Hal tersebut diungkapkan Joko saat bersaksi dalam persidangan kasus dugaan suap pengurusan sengketa pilkada di Mahkamah Konstitusi (MK) dan Tindak Pidana Pencucian Uang (TPPU) dengan terdakwa mantan Ketua MK Akil Mochtar.
Joko mengatakan, ia diperintahkan penyidik Komisi Pemberantasan Korupsi (KPK) untuk menganalisa enam sampel suara dalam bentuk data digital dan tersimpan di cakram digital. Enam sampel suara yang dimaksud adalah suara Akil, Tubagus Chaeri Wardana alias Wawan, Susi Tur Andayani, Amir Hamzah, Kasmin, dan Alming Aling. Dia juga mendapat data berupa rekaman percakapan telepon hasil sadapan, yang dia beri kode 'unknown' (tidak diketahui).
Lebih lanjut menurut Joko, ia kemudian menggunakan cara analisa suara memakai perangkat lunak khusus. Indikator yang ia gunakan dalam mencari kecocokan suara mencakup empat hal, yakni intonasi, emosi, dialek, dan frekuensi dasar manusia atau diistilahkan pitch.
"Sampel yang kita periksa itu keenamnya di atas 80%. Komponen pitch masing-masing di atas 90%, dan formanya juga di atas 90%. Maka saya berkesimpulan sampel suara dan suara dalam rekaman intersepsi diucapkan oleh orang yang sama," kata Joko di Pengadilan Tindak Pidana Korupsi (Tipikor), Jakarta, Kamis (22/5).
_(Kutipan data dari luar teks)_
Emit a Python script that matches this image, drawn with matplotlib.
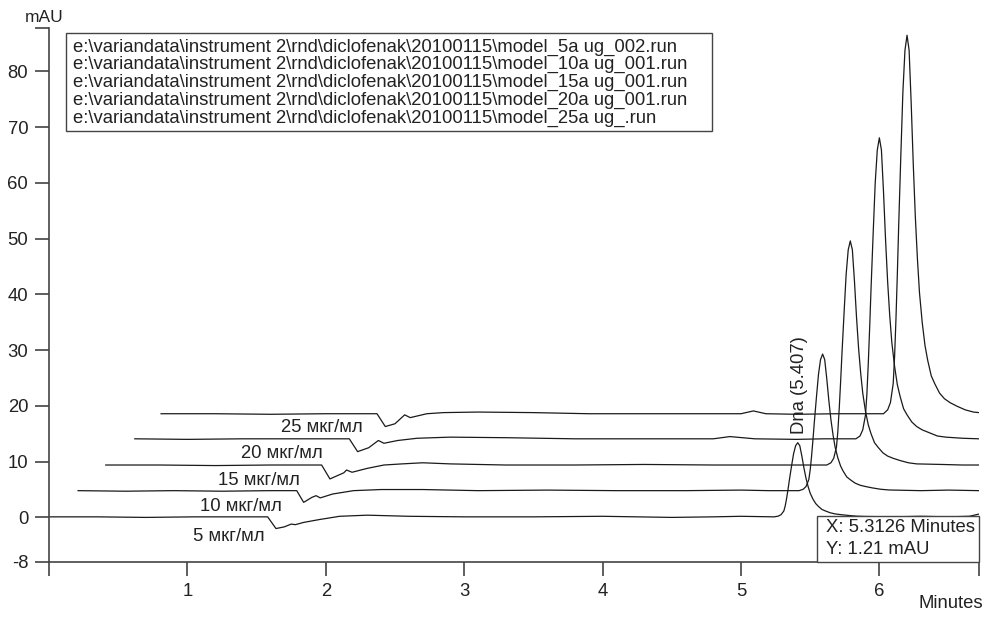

Cara menganalisa suara yang dilakukan, sambung Joko, telah sesuai dan bisa dipakai sebagai bukti dalam model persidangan yang dianut di Indonesia. Menurutnya, tidak mungkin ia menggunakan cara memperdengarkan sampel suara itu kepada beberapa pihak saja.
"Kalau itu kan menjadi subyektif. Lebih tepat digunakan kalau sistem persidangannya menganut sistem juri. Yang saya pakai adalah cara obyektif," tambah dia.
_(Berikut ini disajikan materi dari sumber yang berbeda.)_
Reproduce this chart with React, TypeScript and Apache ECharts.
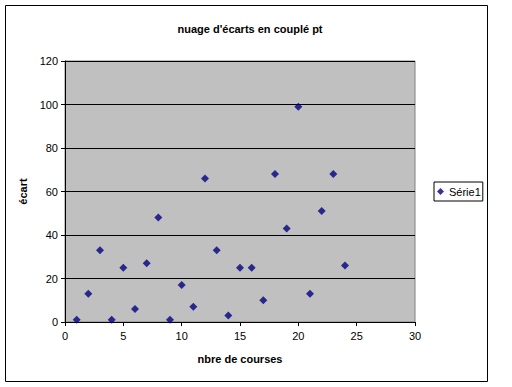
import React, { useEffect, useRef } from "react";
import * as echarts from "echarts";

const xValues = [1, 2, 3, 4, 5, 6, 7, 8, 9, 10, 11, 12, 13, 14, 15, 16, 17, 18, 19, 20, 21, 22, 23, 24];
const yValues = [1, 13, 33, 1, 25, 6, 27, 48, 1, 17, 7, 66, 33, 3, 25, 25, 10, 68, 43, 99, 13, 51, 68, 26];
const seriesName = "Série1";
const titleText = "nuage d'écarts en couplé pt";
const xAxisName = "nbre de courses";
const yAxisName = "écart";

const FONT = "'Liberation Sans', Arial, sans-serif";

export default function App() {
  const ref = useRef<HTMLDivElement>(null);
  useEffect(() => {
    document.body.style.margin = "0";
    const chart = echarts.init(ref.current!, null, { renderer: "svg" });
    const data = xValues.map((x, i) => [x, yValues[i]]);
    chart.setOption({
      animation: false,
      backgroundColor: "#ffffff",
      textStyle: { fontFamily: FONT },
      title: {
        text: titleText,
        left: 245,
        textAlign: "center",
        top: 18,
        textStyle: { fontFamily: FONT, fontSize: 11, fontWeight: "bold", color: "#000" },
      },
      graphic: [
        {
          type: "rect",
          shape: { x: 5.5, y: 5.5, width: 482, height: 376 },
          style: { fill: "none", stroke: "#000", lineWidth: 1 },
          silent: true,
          z: 100,
        },
      ],
      legend: {
        left: 434,
        top: 182,
        orient: "vertical",
        data: [{ name: seriesName, icon: "diamond" }],
        itemWidth: 7,
        itemHeight: 7,
        itemGap: 4,
        padding: [4, 2, 4, 3],
        borderColor: "#000",
        borderWidth: 1,
        backgroundColor: "#fff",
        textStyle: { fontFamily: FONT, fontSize: 11, color: "#000" },
      },
      grid: {
        left: 65,
        top: 61,
        width: 350,
        height: 261,
        show: true,
        backgroundColor: "#C0C0C0",
        borderColor: "#808080",
        borderWidth: 1,
      },
      xAxis: {
        type: "value",
        min: 0,
        max: 30,
        interval: 5,
        name: xAxisName,
        nameLocation: "middle",
        nameGap: 31,
        nameTextStyle: { fontFamily: FONT, fontSize: 11, fontWeight: "bold", color: "#000" },
        axisLine: { show: true, onZero: false, lineStyle: { color: "#000", width: 1 } },
        axisTick: { show: true, inside: false, length: 4, lineStyle: { color: "#000" } },
        axisLabel: { fontFamily: FONT, fontSize: 11, color: "#000", margin: 8 },
        splitLine: { show: false },
      },
      yAxis: {
        type: "value",
        min: 0,
        max: 120,
        interval: 20,
        name: yAxisName,
        nameLocation: "middle",
        nameGap: 33,
        nameRotate: 90,
        nameTextStyle: { fontFamily: FONT, fontSize: 11, fontWeight: "bold", color: "#000" },
        axisLine: { show: true, onZero: false, lineStyle: { color: "#000", width: 1 } },
        axisTick: { show: true, inside: false, length: 4, lineStyle: { color: "#000" } },
        axisLabel: { fontFamily: FONT, fontSize: 11, color: "#000", margin: 7 },
        splitLine: { show: true, lineStyle: { color: "#000", width: 1 } },
      },
      series: [
        {
          name: seriesName,
          type: "scatter",
          data,
          symbol: "diamond",
          symbolSize: 8,
          itemStyle: { color: "#000080" },
        },
      ],
    });
    return () => chart.dispose();
  }, []);
  return <div ref={ref} style={{ width: 512, height: 387 }} />;
}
"Kalau itu kan menjadi subyektif. Lebih tepat digunakan kalau sistem persidangannya menganut sistem juri. Yang saya pakai adalah cara obyektif," ujar Joko.
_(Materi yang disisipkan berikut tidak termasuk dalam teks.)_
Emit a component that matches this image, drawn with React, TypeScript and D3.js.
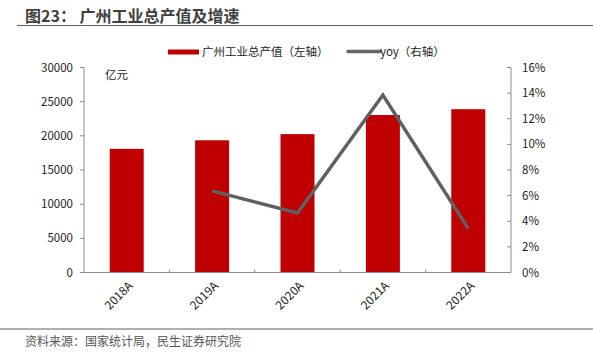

Joko juga bilang, dirinya menggunakan perangkat lunak khusus dan berbayar dalam menganalisa suara tersebut. Dia meyakinkan jaksa, majelis hakim, terdakwa dan penasehat hukumnya program dia gunakan telah sesuai dengan panduan akademik dan memiliki standar internasional.